Originally Posted by

**ThePerfectHacker** If you pick a particular basis for $\displaystyle V$ then $\displaystyle A$ can be represented by a matrix $\displaystyle [A]$, and $\displaystyle B$ can be represented by a matrix $\displaystyle [b]$. We are told that $\displaystyle AB = BA$, so $\displaystyle [AB] = [BA] \implies [A][b] = [b][A]$. Therefore, $\displaystyle A: V\to V$ is such a linear trasformation so that its corresponding matrix commutes with all other matrices.
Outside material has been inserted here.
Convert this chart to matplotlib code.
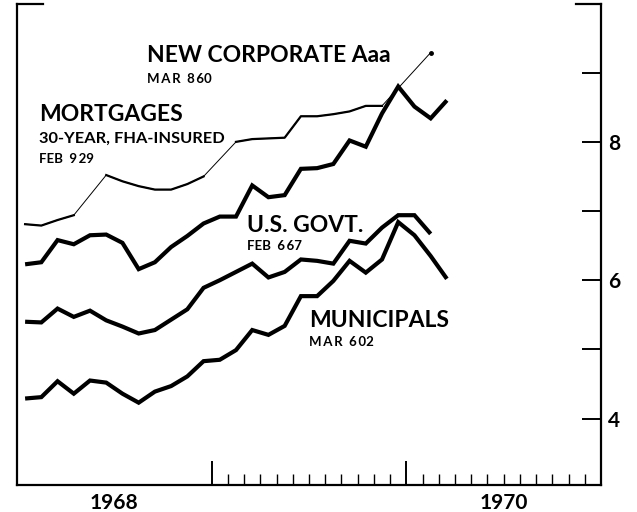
import numpy as np
import matplotlib

matplotlib.use("Agg")
import matplotlib.pyplot as plt

# monthly yields, Jan 1968 onward (percent)
corporate = [6.23, 6.26, 6.58, 6.52, 6.65, 6.66, 6.54, 6.16, 6.26, 6.48, 6.64, 6.82,
             6.92, 6.92, 7.37, 7.20, 7.23, 7.61, 7.62, 7.68, 8.02, 7.93, 8.41, 8.80,
             8.51, 8.34, 8.60]
mortgages = [6.81, 6.79, 6.87, 6.94, np.nan, 7.52, 7.43, 7.36, 7.31, 7.31, 7.39, 7.50,
             np.nan, 8.00, 8.04, 8.05, 8.06, 8.37, 8.37, 8.40, 8.44, 8.52, 8.52, np.nan,
             np.nan, 9.29]
govt = [5.40, 5.39, 5.59, 5.47, 5.56, 5.42, 5.33, 5.23, 5.28, 5.43, 5.58, 5.89,
        6.00, 6.12, 6.24, 6.04, 6.12, 6.30, 6.28, 6.24, 6.57, 6.53, 6.76, 6.94,
        6.94, 6.67]
municipals = [4.29, 4.31, 4.54, 4.36, 4.55, 4.52, 4.36, 4.23, 4.39, 4.47, 4.61, 4.83,
              4.85, 4.99, 5.28, 5.21, 5.34, 5.77, 5.77, 5.99, 6.28, 6.11, 6.30, 6.84,
              6.65, 6.35, 6.02]

year_labels = ["1968", "1970"]
year_centers = [6, 30]
ytick_labels = [4, 6, 8]

FONT = "Lato"
TS = "\u2009"  # thin space, for the letter-spaced month tags


def month_x(values):
    return np.arange(len(values)) + 0.5


def main() -> None:
    fig = plt.figure(figsize=(6.37, 5.12), dpi=100)
    ax = fig.add_axes([17 / 637, 27 / 512, 584 / 637, 481.5 / 512])
    ax.set_xlim(0, 36)
    ax.set_ylim(3.04, 10.0)

    lw = 3.0
    for series in (corporate, govt, municipals):
        ax.plot(month_x(series), series, color="black", lw=lw,
                solid_joinstyle="miter", solid_capstyle="butt")

    mort = np.asarray(mortgages, dtype=float)
    mx = month_x(mort)
    ok = ~np.isnan(mort)
    ax.plot(mx[ok], mort[ok], color="black", lw=0.7)
    ax.plot(mx, mort, color="black", lw=1.6)
    ax.plot(mx[ok][-1:], mort[ok][-1:], "o", color="black", ms=2.5)

    # frame
    ax.spines["top"].set_visible(False)
    for side in ("left", "right", "bottom"):
        ax.spines[side].set_linewidth(1.6)
    ax.axhline(10.0, xmin=0, xmax=26 / 584, color="black", lw=1.6, clip_on=False)
    ax.axhline(10.0, xmin=1 - 25 / 584, xmax=1, color="black", lw=1.6, clip_on=False)

    # right axis ticks
    ax.yaxis.tick_right()
    ax.set_yticks([4, 5, 6, 7, 8, 9])
    ax.set_yticklabels([str(v) if v in ytick_labels else "" for v in [4, 5, 6, 7, 8, 9]])
    ax.tick_params(axis="y", direction="in", length=14, width=1.4, pad=5,
                   labelsize=15, right=True, left=False)
    for lab in ax.get_yticklabels():
        lab.set_fontfamily(FONT)
        lab.set_fontweight("bold")

    # bottom ticks: year boundaries and months of 1969-1970
    ax.set_xticks([12, 24])
    ax.set_xticks([m for m in range(13, 36) if m != 24], minor=True)
    ax.set_xticklabels([])
    ax.tick_params(axis="x", which="major", direction="in", length=17, width=1.4)
    ax.tick_params(axis="x", which="minor", direction="in", length=8, width=1.0)
    for xc, lab in zip(year_centers, year_labels):
        ax.text(xc, -0.016, lab, transform=ax.get_xaxis_transform(), ha="center",
                va="top", fontsize=15, fontfamily=FONT, fontweight="bold")

    big = dict(fontsize=16.5, fontfamily=FONT, fontweight="bold", va="baseline")
    small = dict(fontsize=9.5, fontfamily=FONT, fontweight="bold", va="baseline")
    ax.text(8.01, 9.15, "NEW CORPORATE Aaa", **big)
    ax.text(8.01, 8.85, f"M{TS}A{TS}R  8{TS}60", **small)
    ax.text(1.36, 8.30, "MORTGAGES", **big)
    ax.text(1.36, 7.99, "30-YEAR, FHA-INSURED", fontsize=11.8, fontfamily=FONT,
            fontweight="bold", va="baseline")
    ax.text(1.36, 7.69, f"FEB  9{TS}29", **small)
    ax.text(14.18, 6.69, "U.S. GOVT.", **big)
    ax.text(14.18, 6.43, f"FEB  6{TS}67", **small)
    ax.text(18.0, 5.32, "MUNICIPALS", **big)
    ax.text(18.0, 5.05, f"M{TS}A{TS}R  6{TS}02", **small)

    fig.savefig("out.png", dpi=100)
    plt.close(fig)


if __name__ == "__main__":
    main()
In order to complete your problem we need to show that $\displaystyle [A]$ is a scalar multiple of the identity matrix. Let $\displaystyle [A] = (a_{ij})$. Define $\displaystyle E_{ij}$ the matrix so that the $\displaystyle ij$ entry is $\displaystyle 1$ and everything else is $\displaystyle 0$. Notice that $\displaystyle I + E_{ij}$ is always invertible. Thus, if $\displaystyle [A]$ commutes with every matrix it means $\displaystyle (I + E_{ij})[A] = [A](I + E_{ij})$. If $\displaystyle i\not = j$ the $\displaystyle ij$-entry in that matrix equation tells us that $\displaystyle a_{ij} + a_{jj} = a_{ij} + a_{ii} \implies a_{ii}= a_{jj}$ i.e. the matrix $\displaystyle [A]$ has all its diagnol entries equal. Now consider the matrix equation $\displaystyle (I + E_{ij})[A] = [A](I + E_{ij})$ the $\displaystyle ii$-entry tells us $\displaystyle a_{ii} + a_{ji} = a_{ii} \implies a_{ji} = 0$. Thus, $\displaystyle [A]$ is a scalar of a diagnol matrix.